My Daughter and I Look Like We're Different Races. Here's What Happens
So just as some morning strap-hangers pigeonhole me and my child before I’ve had enough coffee, allow me to construct a few sociological boxes of my own based on a non-scientific sampling of morning eyeballs:
The Tribal Nod
They come in all colors, but their eyes linger a beat too long and come back more than once. I may even get a “S’up” smize from them. My daughter and I probably reflect their reality at home. Or, they’re just a young thing without borders in life. After all, the younger you are the more likely you are to know someone or be someone of another race or mixed race. So, they’re just like, “Cool,” and I’m like, “Word.”

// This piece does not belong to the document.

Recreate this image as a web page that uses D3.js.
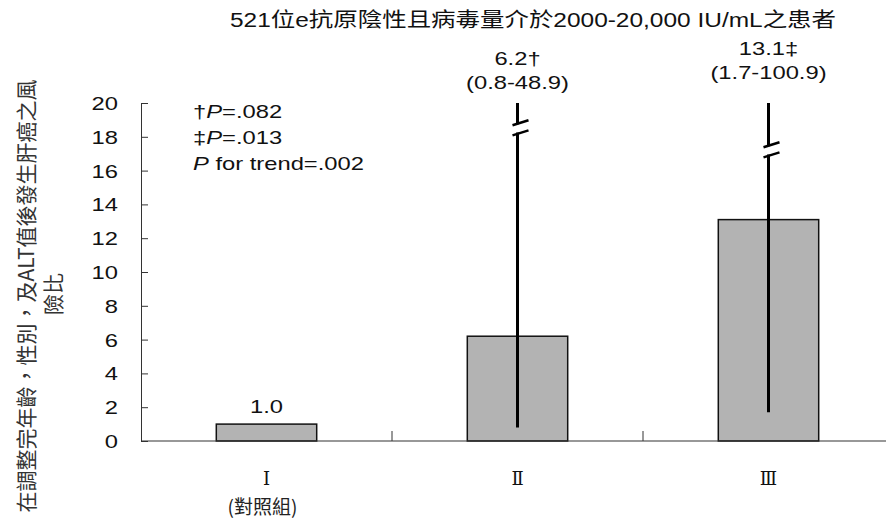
<!DOCTYPE html>
<html>
<head>
<meta charset="utf-8">
<script src="https://cdn.jsdelivr.net/npm/d3@7"></script>
<style>
  html, body { margin: 0; padding: 0; background: #fff; }
  svg { display: block; }
</style>
</head>
<body>
<svg id="chart" width="886" height="520"></svg>
<script>
// Hazard ratios of HCC by group, adjusted for age, sex and ALT
const groups = ["Ⅰ", "Ⅱ", "Ⅲ"];
const groupNotes = ["(對照組)", "", ""];
const hazardRatio = [1.0, 6.2, 13.1];
const ciLower = [null, 0.8, 1.7];
const ciUpper = [null, 48.9, 100.9];
const ratioMarks = ["", "†", "‡"];
const yTicks = [0, 2, 4, 6, 8, 10, 12, 14, 16, 18, 20];
const pNotes = [
  { mark: "†", text: "=.082" },
  { mark: "‡", text: "=.013" },
  { mark: "", text: " for trend=.002" }
];
const titleText = "521位e抗原陰性且病毒量介於2000-20,000 IU/mL之患者";
const yLabelLines = ["在調整完年齡，性別，及ALT值後發生肝癌之風", "險比"];

const LATIN = "'Liberation Sans', Arial, sans-serif";
const CJK = "'Noto Sans CJK TC', 'Noto Sans CJK SC', sans-serif";
const SX = 1.25;   // horizontal stretch of the latin lettering
const FS = 19;     // latin font size

const svg = d3.select("#chart");

const x = d3.scaleBand().domain(groups).range([141, 894]).paddingInner(0).paddingOuter(0);
const y = d3.scaleLinear().domain([0, 20]).range([441, 103]);
const barW = x.bandwidth() * 0.4;

// stretched latin text helper
function stext(sel, px, py, str, anchor, size) {
  return sel.append("text")
    .attr("transform", `translate(${px},${py}) scale(${SX},1)`)
    .attr("text-anchor", anchor)
    .attr("font-family", LATIN)
    .attr("font-size", size)
    .attr("fill", "#111")
    .text(str);
}

// title
svg.append("text")
  .attr("x", 230).attr("y", 27)
  .attr("textLength", 606).attr("lengthAdjust", "spacingAndGlyphs")
  .attr("font-family", "'Liberation Sans', 'Noto Sans CJK TC', sans-serif")
  .attr("font-size", 20)
  .attr("fill", "#111")
  .text(titleText);

// y axis
const yAxis = d3.axisLeft(y).tickValues(yTicks).tickSize(-7).tickPadding(0).tickFormat(d3.format("d"));
const gy = svg.append("g").attr("transform", "translate(141,0)").call(yAxis);
gy.select(".domain").attr("stroke", "#333");
gy.selectAll(".tick line").attr("stroke", "#333");
gy.selectAll(".tick text").remove();
yTicks.forEach(t => {
  stext(svg, 118, y(t) + 7, String(t), "end", FS);
});

// bars
const bars = svg.append("g");
groups.forEach((g, i) => {
  const cx = x(g) + x.bandwidth() / 2;
  bars.append("rect")
    .attr("x", cx - barW / 2)
    .attr("y", y(hazardRatio[i]))
    .attr("width", barW)
    .attr("height", y(0) - y(hazardRatio[i]))
    .attr("fill", "#b3b3b3")
    .attr("stroke", "#111")
    .attr("stroke-width", 1.5);
});

// x baseline and group separators
const base = svg.append("g");
base.append("line").attr("x1", 141).attr("x2", 886).attr("y1", y(0)).attr("y2", y(0))
  .attr("stroke", "#333").attr("stroke-width", 1.2);
groups.slice(1).forEach(g => {
  base.append("line").attr("x1", x(g)).attr("x2", x(g)).attr("y1", y(0)).attr("y2", y(0) - 10)
    .attr("stroke", "#333");
});

// confidence intervals, broken where the upper bound leaves the axis
const breakGap = [null, [18.8, 18.2], [17.5, 16.9]];
const ci = svg.append("g").attr("stroke", "#000").attr("stroke-width", 3).attr("fill", "none");
groups.forEach((g, i) => {
  if (ciLower[i] == null) return;
  const cx = x(g) + x.bandwidth() / 2;
  const top = ciUpper[i] > 20 ? y(20) : y(ciUpper[i]);
  if (ciUpper[i] > 20) {
    const yA = y(breakGap[i][0]);
    const yB = y(breakGap[i][1]);
    ci.append("line").attr("x1", cx).attr("x2", cx).attr("y1", top).attr("y2", yA + 1);
    ci.append("line").attr("x1", cx).attr("x2", cx).attr("y1", yB - 1).attr("y2", y(ciLower[i]));
    ci.append("line").attr("x1", cx - 5).attr("y1", yA + 2).attr("x2", cx + 11).attr("y2", yA - 3)
      .attr("stroke-width", 2.5);
    ci.append("line").attr("x1", cx - 5).attr("y1", yB + 2).attr("x2", cx + 11).attr("y2", yB - 3)
      .attr("stroke-width", 2.5);
  } else {
    ci.append("line").attr("x1", cx).attr("x2", cx).attr("y1", top).attr("y2", y(ciLower[i]));
  }
});

// value labels
groups.forEach((g, i) => {
  const cx = x(g) + x.bandwidth() / 2;
  const v = hazardRatio[i].toFixed(1) + ratioMarks[i];
  if (ciLower[i] == null) {
    stext(svg, cx, y(hazardRatio[i]) - 11, v, "middle", FS);
  } else {
    const lift = ciUpper[i] > 80 ? 10 : 0;
    stext(svg, cx, 65 - lift, v, "middle", FS);
    stext(svg, cx, 89 - lift, `(${ciLower[i]}-${ciUpper[i]})`, "middle", FS);
  }
});

// P values
pNotes.forEach((p, i) => {
  const t = svg.append("text")
    .attr("transform", `translate(193,${118 + i * 26}) scale(${SX},1)`)
    .attr("font-family", LATIN).attr("font-size", FS).attr("fill", "#111");
  if (p.mark) t.append("tspan").text(p.mark);
  t.append("tspan").attr("font-style", "italic").text("P");
  t.append("tspan").text(p.text);
});

// group labels
groups.forEach((g, i) => {
  const cx = x(g) + x.bandwidth() / 2;
  svg.append("text").attr("x", cx).attr("y", 485).attr("text-anchor", "middle")
    .attr("font-family", "'DejaVu Serif', 'Liberation Serif', serif").attr("font-size", 18)
    .attr("fill", "#111").text(g);
  if (groupNotes[i]) {
    svg.append("text").attr("x", cx - 4).attr("y", 514).attr("text-anchor", "middle")
      .attr("font-family", CJK).attr("font-size", 19).attr("fill", "#222").text(groupNotes[i]);
  }
});

// y axis title
yLabelLines.forEach((line, i) => {
  svg.append("text")
    .attr("transform", `translate(${34 + i * 27},${i === 0 ? 296 : 294}) rotate(-90)`)
    .attr("text-anchor", "middle")
    .attr("font-family", CJK).attr("font-size", 21).attr("fill", "#333")
    .text(line);
});
</script>
</body>
</html>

The Feel-Good Liberal Stare
I get the usually-gentrifying person-over-35 and I probably share a lot of their politics. But the lack of a smile on their face or that flash of a false “Oh, sorry!” grin means they get only a 70 percent “aiight” and 30 percent “enough already.” They probably don’t know people like us and we’re freaking them out a bit. This is the silent equivalent of the mom at one of my daughter’s previous “progressive” Brooklyn schools who couldn’t stop herself from repeating to me: “I just cannot believe that is your child!” Lady, don’t make me pray to Jesus. Consider this.
The WTF Smirk
Here’s where the not-so-pretty shows up. Usually an older rider, recent city resident or tourist stares briefly at me at initial loading, then laser-points their orbits at my daughter for the remainder of the ride. Their pupils track her ruddy cheeks as we go from standing to sitting between stops. The “dun-dun-duuun” really begins when they realize that I’m not her nanny. Here comes the glare, directed clearly at me. For some, I assume I’ve offended them by betraying my people and procreating with a “gringo.” Others are so confused, they just look annoyed at the whole situation. How dare I make their head spin at this hour, questioning their hard-formed racial constructs?
Now, how do I take in all this without also being guilty of rubbernecking? Well, just as any Mama Bear on the MTA will tell you, I’ve got eyes in the back of my head and a karate chop in my purse. And if you don’t fit in my buckets, maybe you just think we’re cute. In that case, thanks…and please learn some manners.